I found myself picking up other models. Starting an opposition force for MESBG. Going back to my 10mm bullshit. Anything to avoid painting more nurgle. I decided to put them in pride of place on my desk, in the big box they came in, just off to one side so when I sat down they’d be there and I’d remember to paint them.

They’ve sat there ever since.

Accepting surrender

One of the truths of our hobby, heck one of the truths of art (and yes I consider what we all do to be art of a kind, and anyone who doesn’t think it is hasn’t been to enough shitty student art fairs to compare and contrast the quality), is that sometimes it just doesn’t work. It can all be good on paper, and seem like it should come together, and you can have motivation and inspiration and it still doesn’t work.

The hardest part of this truth is accepting that it means that sometimes you should give up. We do this because we’re supposed to enjoy it, after all. If you’re not having fun, it’s ok to quit.

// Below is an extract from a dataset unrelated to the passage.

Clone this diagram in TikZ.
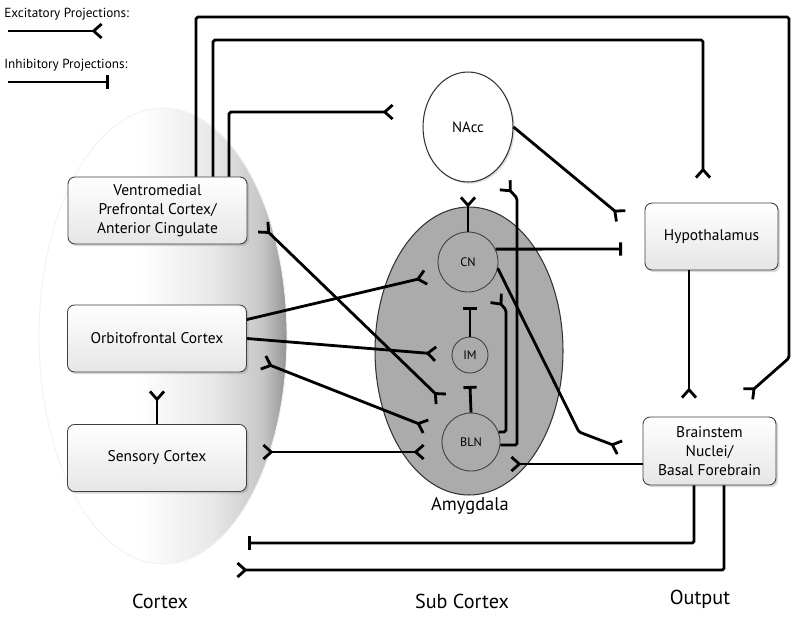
\documentclass[tikz,border=0pt]{standalone}
\usepackage{fontspec}
\setmainfont{PT Sans}
\usetikzlibrary{arrows.meta,shapes.geometric,shadows,calc}

\pgfdeclarehorizontalshading{cortexside}{100bp}{color(0bp)=(white); color(45bp)=(white); color(60bp)=(black!9); color(70bp)=(black!22); color(75bp)=(black!42); color(100bp)=(black!42)}

\tikzset{
  fork/.tip={Straight Barb[reversed, length=4.5pt, width=8pt]},
  proj/.style={line width=1.6pt, rounded corners=1pt},
  exc/.style={proj, -fork},
  exc2/.style={proj, fork-fork},
  inh/.style={proj, -{Bar[width=7.5pt]}},
  box/.style={draw=black!75, line width=0.5pt, rounded corners=4pt, minimum width=3.58cm,
    minimum height=1.34cm, align=center, top color=white, bottom color=black!10,
    drop shadow={shadow xshift=1.2pt, shadow yshift=-1.2pt, opacity=0.3},
    font=\fontsize{8.8}{10.8}\selectfont},
  nucleus/.style={circle, draw=black!75, line width=0.5pt, fill=black!33, inner sep=0pt,
    font=\fontsize{7}{8}\selectfont},
  heading/.style={font=\fontsize{11.5}{13}\selectfont},
  legend/.style={anchor=west, inner sep=0pt, font=\fontsize{7.5}{9}\selectfont}
}

\begin{document}
\begin{tikzpicture}[x=0.02cm, y=-0.02cm]
  \useasboundingbox (0,0) rectangle (800,619);
  % Cortex region
  \shade[shading=cortexside, draw=black!5, line width=0.5pt] (163,336) ellipse [x radius=2.48cm, y radius=4.56cm];

  % Nodes
  \node[ellipse, draw=black!80, line width=0.6pt, fill=black!33, minimum width=3.76cm, minimum height=5.76cm] (amyg) at (469,351) {};
  \node[nucleus, minimum size=1.2cm] (cn) at (468,262) {CN};
  \node[nucleus, minimum size=0.72cm] (im) at (470,355) {IM};
  \node[nucleus, minimum size=1.16cm] (bln) at (471,442) {BLN};
  \node[ellipse, draw=black!80, line width=0.6pt, fill=white, minimum width=1.8cm, minimum height=2.2cm,
    drop shadow={shadow xshift=1pt, shadow yshift=-1pt, opacity=0.25}, font=\fontsize{8.5}{10}\selectfont] (nacc) at (468,127) {NAcc};
  \node[box] (vm) at (157.5,210.5) {Ventromedial\\Prefrontal Cortex/\\Anterior Cingulate};
  \node[box] (ofc) at (157,338.5) {Orbitofrontal Cortex};
  \node[box] (sens) at (157,458) {Sensory Cortex};
  \node[box, minimum width=2.66cm] (hyp) at (711.5,236.5) {Hypothalamus};
  \node[box, minimum width=2.66cm, minimum height=1.36cm] (bs) at (709.5,451) {Brainstem\\Nuclei/\\Basal Forebrain};

  % Labels
  \node[font=\fontsize{10.5}{12}\selectfont] (amyglab) at (470,506) {Amygdala};
  \node[heading] (cortexlab) at (160,601) {Cortex};
  \node[heading] (subcortexlab) at (462,601) {Sub Cortex};
  \node[heading] (outputlab) at (700,599) {Output};

  % Legend
  \node[legend] (exclab) at (4,14) {Excitatory Projections:};
  \node[legend] (inhlab) at (4,65) {Inhibitory Projections:};
  \coordinate (excA) at (8,31);
  \coordinate (excB) at (103,31);
  \coordinate (inhA) at (8,82);
  \coordinate (inhB) at (109,82);
  \draw[exc] (excA) -- (excB);
  \draw[inh] (inhA) -- (inhB);

  % Arrow ends
  \coordinate (bsA) at (747,395);
  \coordinate (hypA) at (703,179);
  \coordinate (naccA) at (394,112);
  \coordinate (hypB) at (622,217);
  \coordinate (hypBar) at (622,249);
  \coordinate (naccB) at (468,196);
  \coordinate (naccC) at (504,184);
  \coordinate (cnA) at (495,297);
  \coordinate (bsB) at (621,448);
  \coordinate (bsC) at (689,399);
  \coordinate (blnA) at (510,464);
  \coordinate (ctxBar) at (248,543);
  \coordinate (ctxA) at (236,570);
  \coordinate (sensA) at (262,452);
  \coordinate (blnB) at (425,452);
  \coordinate (vmA) at (262,226);
  \coordinate (blnC) at (442,400);
  \coordinate (ofcA) at (262,362);
  \coordinate (blnD) at (427,427);
  \coordinate (cnB) at (427,277);
  \coordinate (imA) at (437,354);
  \coordinate (ofcB) at (157,390);
  \coordinate (cnBar) at (470,307);
  \coordinate (imBar) at (470,386);

  % Projections
  \draw[exc] (vm.north -| 196,0) -- (196,17) -| (789,358) -- (bsA);
  \draw[exc] (vm.north -| 213,0) -- (213,40) -| (hypA);
  \draw[exc] (vm.north -| 229,0) |- (naccA);
  \draw[exc] (nacc.east) -- (hypB);
  \draw[inh] (cn.25) -- (hypBar);
  \draw[exc] (cn.north) -- (naccB);
  \draw[exc] (bln.-6) -| (517,198) -- (naccC);
  \draw[exc] (bln.20) -| (506,310) -- (cnA);
  \draw[exc] (cn.-12) -- (579,432) -- (bsB);
  \draw[exc] (hyp.south -| bsC) -- (bsC);
  \draw[exc] (bs.west |- blnA) -- (blnA);
  \draw[inh] (bs.south -| 694,0) |- (ctxBar);
  \draw[exc] (bs.south -| 724,0) |- (ctxA);
  \draw[exc2] (sensA) -- (blnB);
  \draw[exc2] (vmA) -- (blnC);
  \draw[exc2] (ofcA) -- (blnD);
  \draw[exc] ($(ofc.east)+(0,-19)$) -- (cnB);
  \draw[exc] (ofc.east) -- (imA);
  \draw[exc] (sens.north) -- (ofcB);
  \draw[inh] (im.north) -- (cnBar);
  \draw[inh] (bln.north) -- (imBar);
\end{tikzpicture}
\end{document}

So I quit. The Maggotkin are going to be packed up in a box and gifted to someone who’ll appreciate them more than me. I hope they have a better, horrifying, existence with a future owner. And if they strip all my paint off and start again, that’s also fine – I don’t paint, I don’t do this hobby, to race towards a goal. But I hope they make someone else happier than they made me.

Three armies, dammit

Don’t worry, that doesn’t mean I’ve given up on this dumb, idiotic, pointless crusade. It doesn’t mean we’re stripping back to armies in just two systems. It just means I’m going to be an even stupider, bigger, idiot.